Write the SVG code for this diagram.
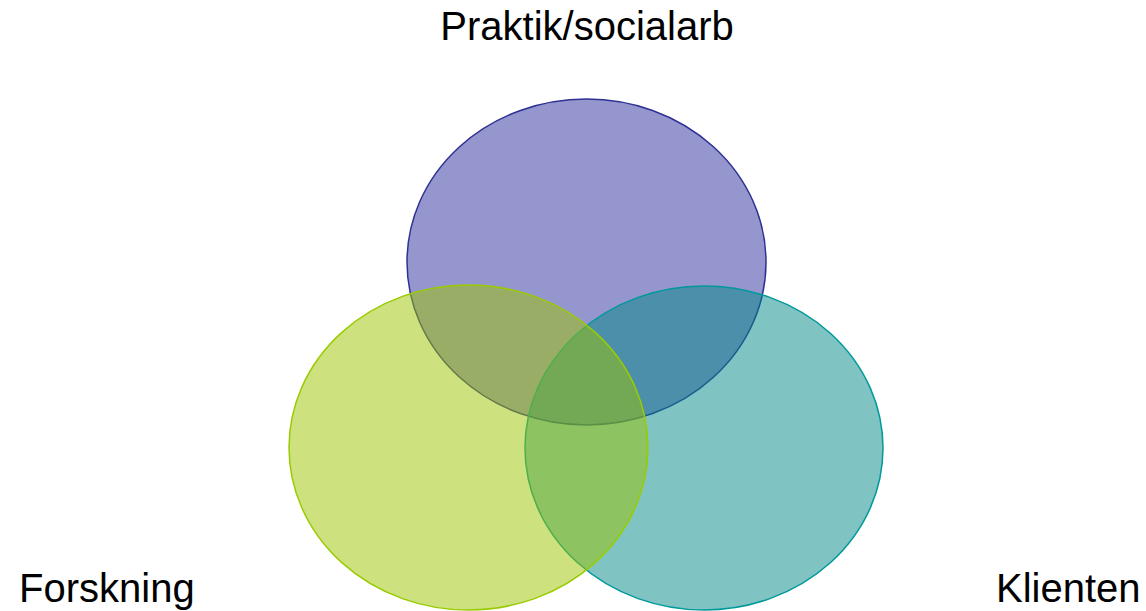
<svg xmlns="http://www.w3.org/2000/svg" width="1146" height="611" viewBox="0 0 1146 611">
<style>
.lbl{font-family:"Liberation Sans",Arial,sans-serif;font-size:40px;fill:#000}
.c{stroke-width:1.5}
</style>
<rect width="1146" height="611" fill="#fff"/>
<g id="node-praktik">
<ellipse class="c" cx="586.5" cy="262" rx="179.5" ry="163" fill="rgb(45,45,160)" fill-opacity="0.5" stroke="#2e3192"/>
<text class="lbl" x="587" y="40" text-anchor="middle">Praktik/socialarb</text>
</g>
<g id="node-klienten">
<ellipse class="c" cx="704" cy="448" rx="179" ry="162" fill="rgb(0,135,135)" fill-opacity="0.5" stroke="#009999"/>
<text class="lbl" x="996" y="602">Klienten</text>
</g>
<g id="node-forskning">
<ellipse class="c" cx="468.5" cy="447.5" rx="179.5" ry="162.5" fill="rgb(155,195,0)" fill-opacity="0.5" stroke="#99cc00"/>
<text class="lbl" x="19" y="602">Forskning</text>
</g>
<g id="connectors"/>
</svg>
*-*-*
## EXERCISE INSTRUCTIONS
Reproduce the full material exactly, excluding the pictures.

## THE REPLY
Write the SVG code for this diagram.
<svg xmlns="http://www.w3.org/2000/svg" width="1146" height="611" viewBox="0 0 1146 611">
<style>
.lbl{font-family:"Liberation Sans",Arial,sans-serif;font-size:40px;fill:#000}
.c{stroke-width:1.5}
</style>
<rect width="1146" height="611" fill="#fff"/>
<g id="node-praktik">
<ellipse class="c" cx="586.5" cy="262" rx="179.5" ry="163" fill="rgb(45,45,160)" fill-opacity="0.5" stroke="#2e3192"/>
<text class="lbl" x="587" y="40" text-anchor="middle">Praktik/socialarb</text>
</g>
<g id="node-klienten">
<ellipse class="c" cx="704" cy="448" rx="179" ry="162" fill="rgb(0,135,135)" fill-opacity="0.5" stroke="#009999"/>
<text class="lbl" x="996" y="602">Klienten</text>
</g>
<g id="node-forskning">
<ellipse class="c" cx="468.5" cy="447.5" rx="179.5" ry="162.5" fill="rgb(155,195,0)" fill-opacity="0.5" stroke="#99cc00"/>
<text class="lbl" x="19" y="602">Forskning</text>
</g>
<g id="connectors"/>
</svg>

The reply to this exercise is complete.